Wow! TWO sisters, now, and I wasn't the youngest! It broke my grandmother's heart when I
chose to remain there and the Department of Social Services solidified that decision.
Every few years, I take a Road Trip up through Oregon and make a point to visit our old home.
This is a view of the house from the Devil's Punch Bowl State Park, taken
in August '99.
Granny sold this house in Otter Rock (although it was barn red and not blue, at the time)
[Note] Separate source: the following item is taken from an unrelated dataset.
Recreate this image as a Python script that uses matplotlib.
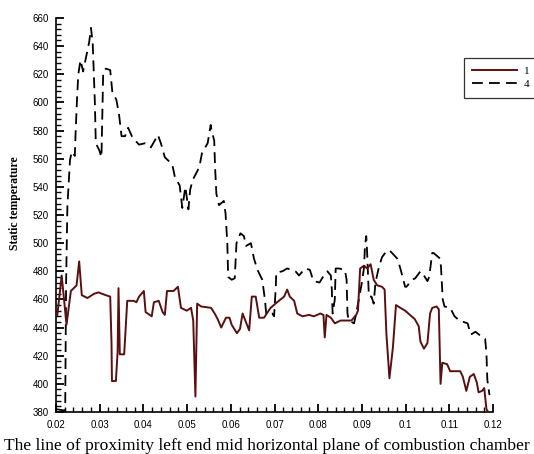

and moved to a mobile-home park in Portland. She left the glorious Oregon coast to live closer
to my aunt, her surviving daughter, because she couldn't live by herself in such a remote
location. She had a heart condition, couldn't drive any more, and had to move 100 miles away
to the city from her beloved home overlooking the ocean. (Here's a bigger picure of what she
had to give up; that little now-blue house sits directly over the beach, with only a very few neighbors.)
My grandmother died before I got a chance to get back to make amends for choosing to live with
"that bastard" my father, instead of her. Very little of my mother's belongings were given
to us; my sister managed to save some items. Often when I visit her, I touch those heirlooms
and am both sad that's all that remains and glad that she was able to salvage those bits of
our history.
What else did I lose as a youngster? Well, let's see, when I was fifteen, I earned the dubious
right to start wearing tampons.... under the criteria previously established in my mind at age eleven.